Exercise directions>
Extract each line where the string "chart" shows up.

[Collected data entries]
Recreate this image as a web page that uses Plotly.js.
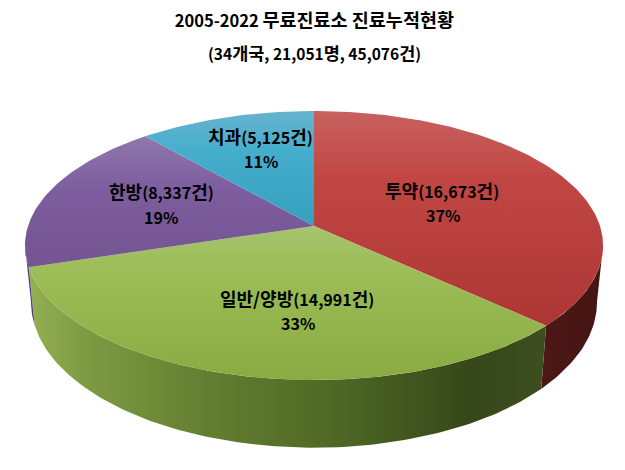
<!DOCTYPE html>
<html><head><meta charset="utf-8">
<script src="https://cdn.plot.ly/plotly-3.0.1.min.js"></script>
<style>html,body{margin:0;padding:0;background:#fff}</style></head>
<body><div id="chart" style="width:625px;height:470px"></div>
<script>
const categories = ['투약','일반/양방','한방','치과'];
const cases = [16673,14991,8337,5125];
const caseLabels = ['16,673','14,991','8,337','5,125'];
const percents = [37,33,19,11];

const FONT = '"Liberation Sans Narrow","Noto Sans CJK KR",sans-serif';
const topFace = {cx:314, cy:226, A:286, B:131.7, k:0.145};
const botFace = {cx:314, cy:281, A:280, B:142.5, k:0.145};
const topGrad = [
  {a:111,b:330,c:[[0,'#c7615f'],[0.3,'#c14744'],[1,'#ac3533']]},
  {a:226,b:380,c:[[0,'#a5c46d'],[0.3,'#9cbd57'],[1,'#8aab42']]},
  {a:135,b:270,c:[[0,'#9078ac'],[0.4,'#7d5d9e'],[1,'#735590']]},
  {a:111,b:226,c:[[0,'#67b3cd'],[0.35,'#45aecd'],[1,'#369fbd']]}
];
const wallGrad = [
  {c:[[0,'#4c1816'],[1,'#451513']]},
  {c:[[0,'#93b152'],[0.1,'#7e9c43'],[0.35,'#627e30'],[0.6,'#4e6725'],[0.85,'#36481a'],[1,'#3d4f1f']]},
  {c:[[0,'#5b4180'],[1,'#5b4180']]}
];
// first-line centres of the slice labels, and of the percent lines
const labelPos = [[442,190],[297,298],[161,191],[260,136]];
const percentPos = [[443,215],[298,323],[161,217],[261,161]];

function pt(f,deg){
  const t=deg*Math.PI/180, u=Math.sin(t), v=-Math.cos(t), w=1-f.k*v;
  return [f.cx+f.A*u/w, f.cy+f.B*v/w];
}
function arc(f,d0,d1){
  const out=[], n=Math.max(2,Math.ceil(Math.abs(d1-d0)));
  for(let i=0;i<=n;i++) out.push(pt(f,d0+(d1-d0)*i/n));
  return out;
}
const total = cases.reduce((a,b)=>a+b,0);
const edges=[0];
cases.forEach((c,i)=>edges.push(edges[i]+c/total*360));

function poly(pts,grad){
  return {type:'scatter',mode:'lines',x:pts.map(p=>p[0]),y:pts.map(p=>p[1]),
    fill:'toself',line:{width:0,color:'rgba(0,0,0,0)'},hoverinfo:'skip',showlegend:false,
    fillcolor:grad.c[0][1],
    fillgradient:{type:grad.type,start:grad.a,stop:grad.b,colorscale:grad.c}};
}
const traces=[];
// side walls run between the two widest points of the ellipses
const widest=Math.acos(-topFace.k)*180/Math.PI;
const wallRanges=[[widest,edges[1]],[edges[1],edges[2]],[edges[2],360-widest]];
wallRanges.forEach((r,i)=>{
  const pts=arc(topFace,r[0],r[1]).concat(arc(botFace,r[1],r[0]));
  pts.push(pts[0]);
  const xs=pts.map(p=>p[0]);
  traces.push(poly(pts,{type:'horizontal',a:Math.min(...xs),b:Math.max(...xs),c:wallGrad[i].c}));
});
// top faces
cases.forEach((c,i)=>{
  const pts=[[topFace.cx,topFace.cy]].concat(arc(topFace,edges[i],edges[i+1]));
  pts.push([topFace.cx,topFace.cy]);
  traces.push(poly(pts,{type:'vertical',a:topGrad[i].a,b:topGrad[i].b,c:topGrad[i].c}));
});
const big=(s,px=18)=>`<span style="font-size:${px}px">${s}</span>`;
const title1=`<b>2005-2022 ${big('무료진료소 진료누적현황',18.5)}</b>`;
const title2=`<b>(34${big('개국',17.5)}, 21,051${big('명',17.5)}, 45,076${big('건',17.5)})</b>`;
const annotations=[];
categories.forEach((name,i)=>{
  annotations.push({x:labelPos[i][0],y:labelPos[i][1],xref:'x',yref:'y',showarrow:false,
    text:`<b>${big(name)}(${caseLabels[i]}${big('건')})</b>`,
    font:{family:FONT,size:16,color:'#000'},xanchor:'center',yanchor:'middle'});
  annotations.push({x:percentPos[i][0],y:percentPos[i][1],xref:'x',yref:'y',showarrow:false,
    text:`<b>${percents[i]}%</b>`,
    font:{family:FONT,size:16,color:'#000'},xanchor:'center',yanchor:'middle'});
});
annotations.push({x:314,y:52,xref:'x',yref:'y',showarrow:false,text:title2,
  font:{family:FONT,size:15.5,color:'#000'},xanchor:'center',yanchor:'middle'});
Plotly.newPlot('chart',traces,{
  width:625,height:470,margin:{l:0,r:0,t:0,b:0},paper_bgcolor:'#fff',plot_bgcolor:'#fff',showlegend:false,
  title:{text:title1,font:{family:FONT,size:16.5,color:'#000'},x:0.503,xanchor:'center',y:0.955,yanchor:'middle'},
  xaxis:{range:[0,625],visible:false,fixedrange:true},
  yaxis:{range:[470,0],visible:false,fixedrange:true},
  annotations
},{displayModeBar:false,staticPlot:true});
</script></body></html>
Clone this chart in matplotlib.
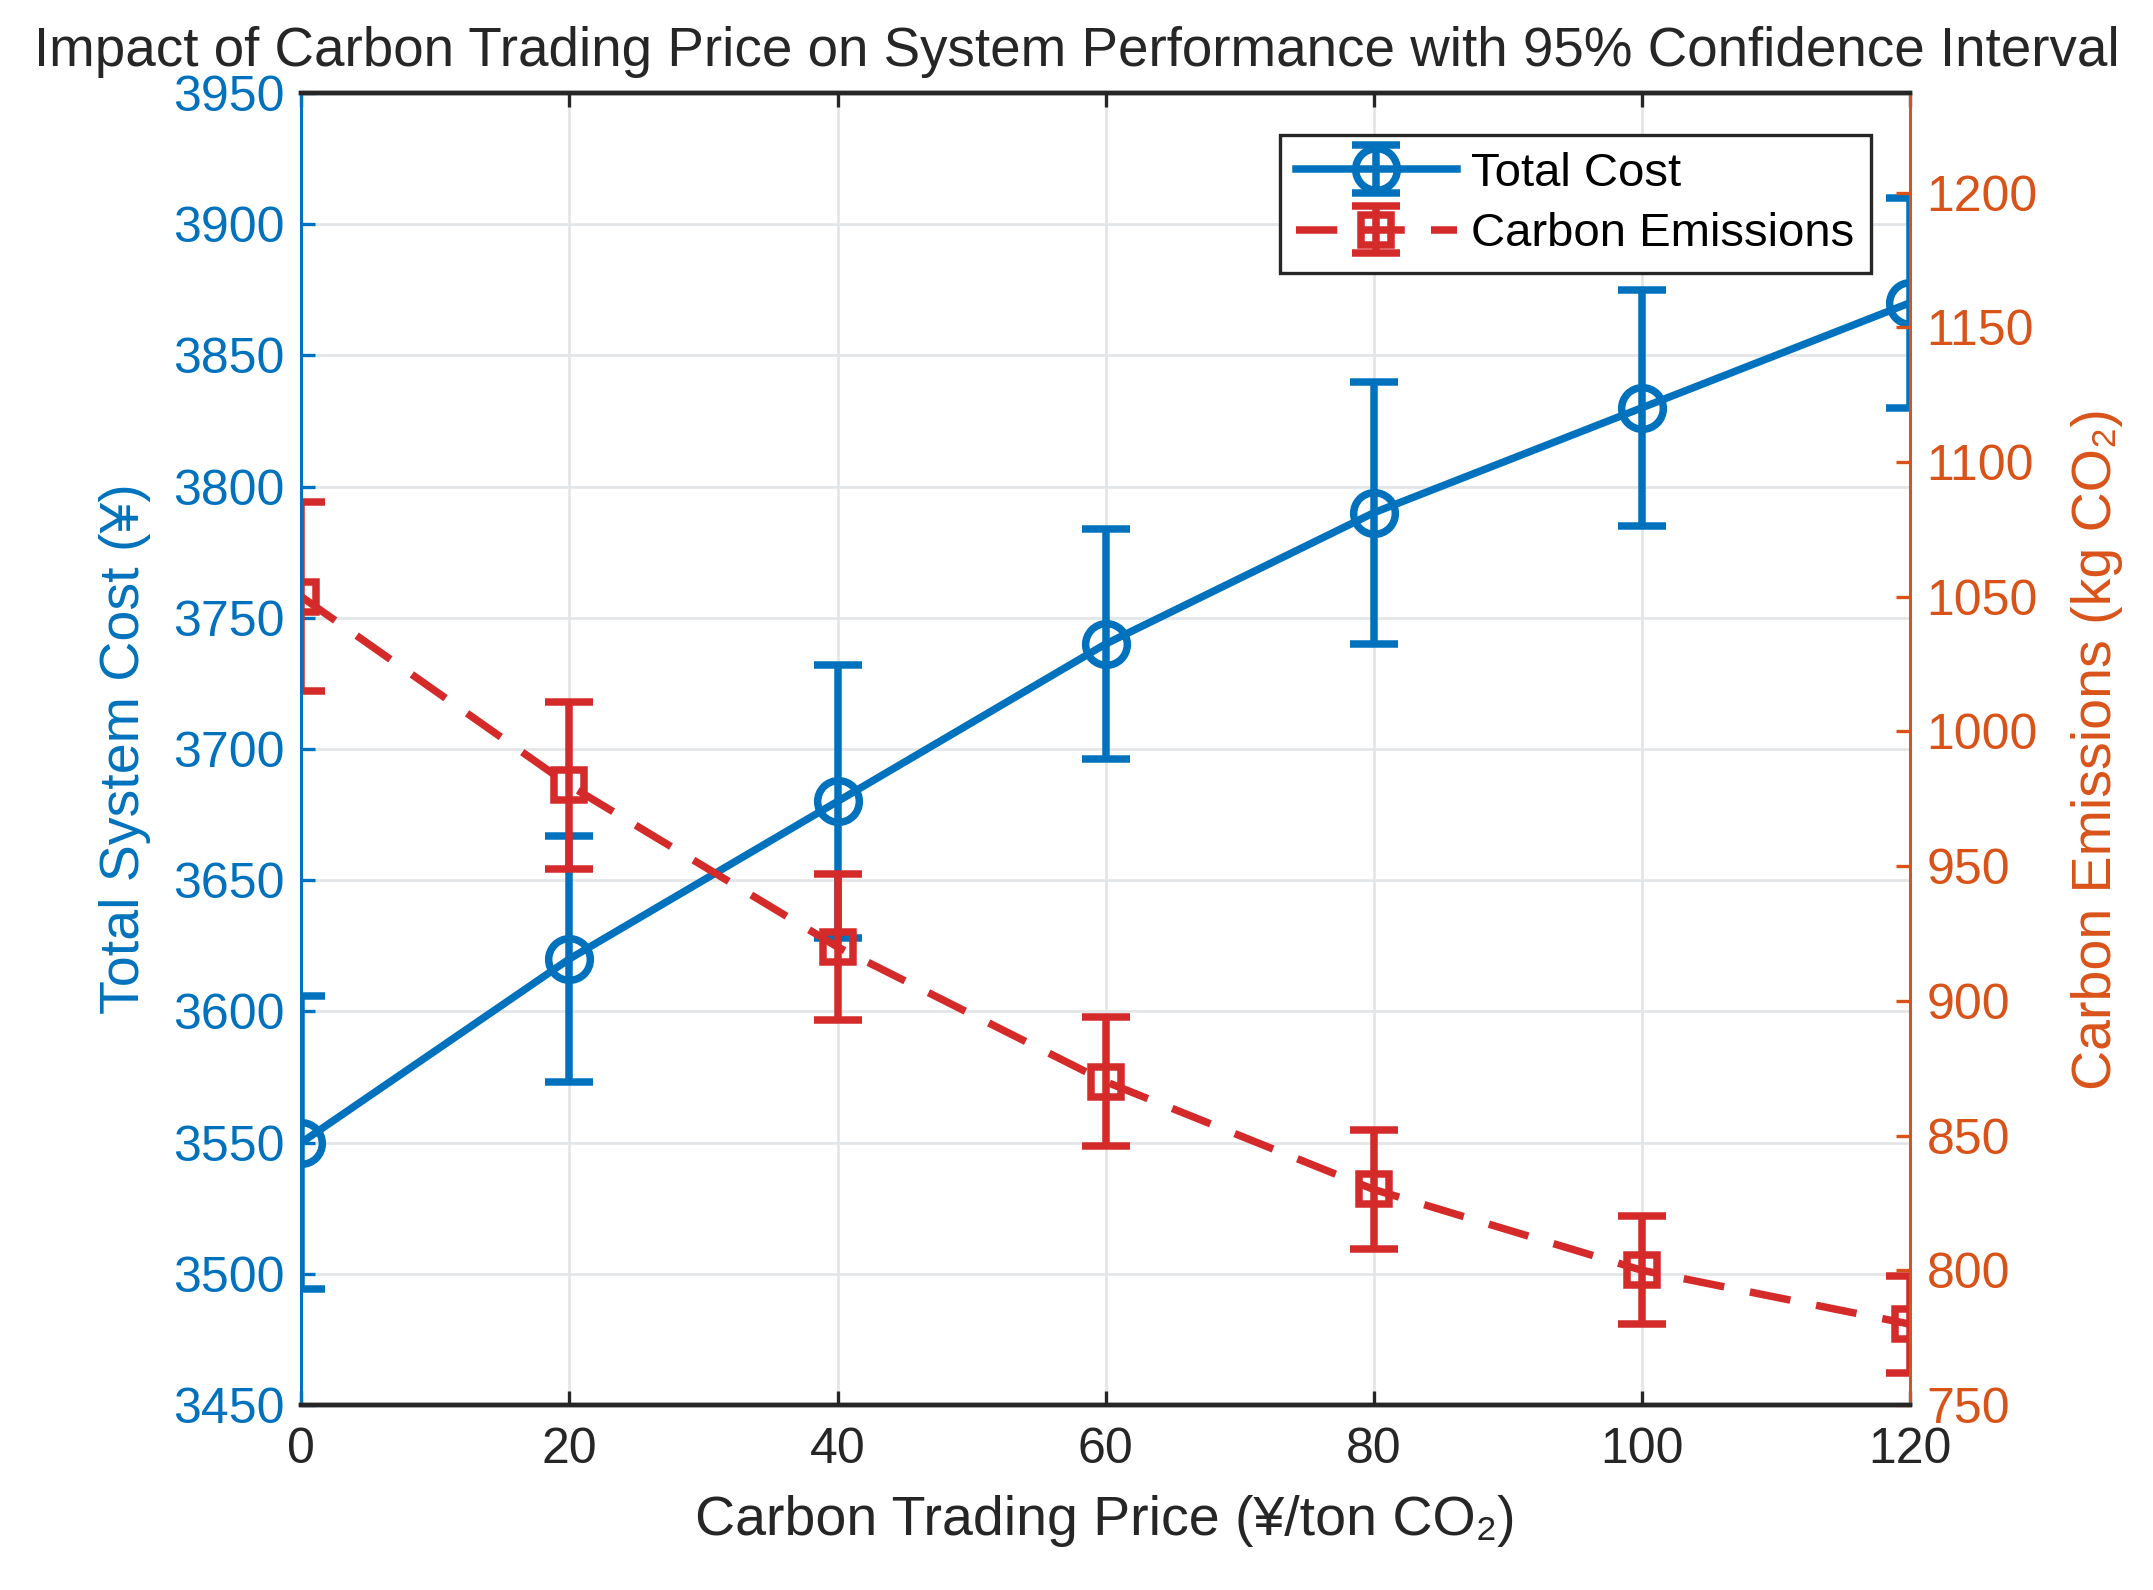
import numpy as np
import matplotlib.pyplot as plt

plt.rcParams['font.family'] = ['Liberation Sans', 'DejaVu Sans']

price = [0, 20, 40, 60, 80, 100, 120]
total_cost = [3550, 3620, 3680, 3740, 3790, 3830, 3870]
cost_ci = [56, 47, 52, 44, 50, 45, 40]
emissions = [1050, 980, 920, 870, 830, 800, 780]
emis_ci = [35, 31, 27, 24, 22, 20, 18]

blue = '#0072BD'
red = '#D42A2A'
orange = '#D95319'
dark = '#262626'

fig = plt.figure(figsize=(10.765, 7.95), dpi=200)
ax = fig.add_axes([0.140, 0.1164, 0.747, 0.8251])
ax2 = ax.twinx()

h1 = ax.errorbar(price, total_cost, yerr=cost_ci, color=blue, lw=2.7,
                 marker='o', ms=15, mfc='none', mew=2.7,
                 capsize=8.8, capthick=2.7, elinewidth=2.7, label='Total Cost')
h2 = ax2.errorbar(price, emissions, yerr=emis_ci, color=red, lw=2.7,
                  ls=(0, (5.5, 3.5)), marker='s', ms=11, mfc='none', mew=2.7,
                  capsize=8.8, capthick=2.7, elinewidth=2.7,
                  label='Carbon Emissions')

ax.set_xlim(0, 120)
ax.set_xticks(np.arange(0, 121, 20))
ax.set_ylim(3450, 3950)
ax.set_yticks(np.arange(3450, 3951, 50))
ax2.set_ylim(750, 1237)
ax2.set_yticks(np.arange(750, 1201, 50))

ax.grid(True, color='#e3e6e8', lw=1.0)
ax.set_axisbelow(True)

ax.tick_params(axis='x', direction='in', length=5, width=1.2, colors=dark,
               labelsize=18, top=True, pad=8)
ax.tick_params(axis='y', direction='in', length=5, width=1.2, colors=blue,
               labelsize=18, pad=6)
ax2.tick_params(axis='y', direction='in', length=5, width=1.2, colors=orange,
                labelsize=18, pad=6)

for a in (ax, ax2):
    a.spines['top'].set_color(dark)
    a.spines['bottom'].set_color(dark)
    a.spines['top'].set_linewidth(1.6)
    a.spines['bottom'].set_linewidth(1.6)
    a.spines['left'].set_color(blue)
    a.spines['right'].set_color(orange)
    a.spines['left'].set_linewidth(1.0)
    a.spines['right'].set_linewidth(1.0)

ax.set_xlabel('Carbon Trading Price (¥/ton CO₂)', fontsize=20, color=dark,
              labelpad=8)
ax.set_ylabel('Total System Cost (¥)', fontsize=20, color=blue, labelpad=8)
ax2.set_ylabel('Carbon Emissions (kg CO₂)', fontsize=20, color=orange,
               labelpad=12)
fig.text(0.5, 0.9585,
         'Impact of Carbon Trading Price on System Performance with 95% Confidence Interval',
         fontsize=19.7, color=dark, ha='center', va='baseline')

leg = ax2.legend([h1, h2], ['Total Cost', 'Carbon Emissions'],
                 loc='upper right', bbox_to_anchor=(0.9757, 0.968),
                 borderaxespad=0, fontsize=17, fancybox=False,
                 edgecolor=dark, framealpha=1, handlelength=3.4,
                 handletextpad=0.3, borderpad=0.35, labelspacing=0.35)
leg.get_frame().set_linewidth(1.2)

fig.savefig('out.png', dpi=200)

Exercise solution>
<body><div id="chart" style="width:625px;height:470px"></div>
Plotly.newPlot('chart',traces,{
Clone this chart in matplotlib.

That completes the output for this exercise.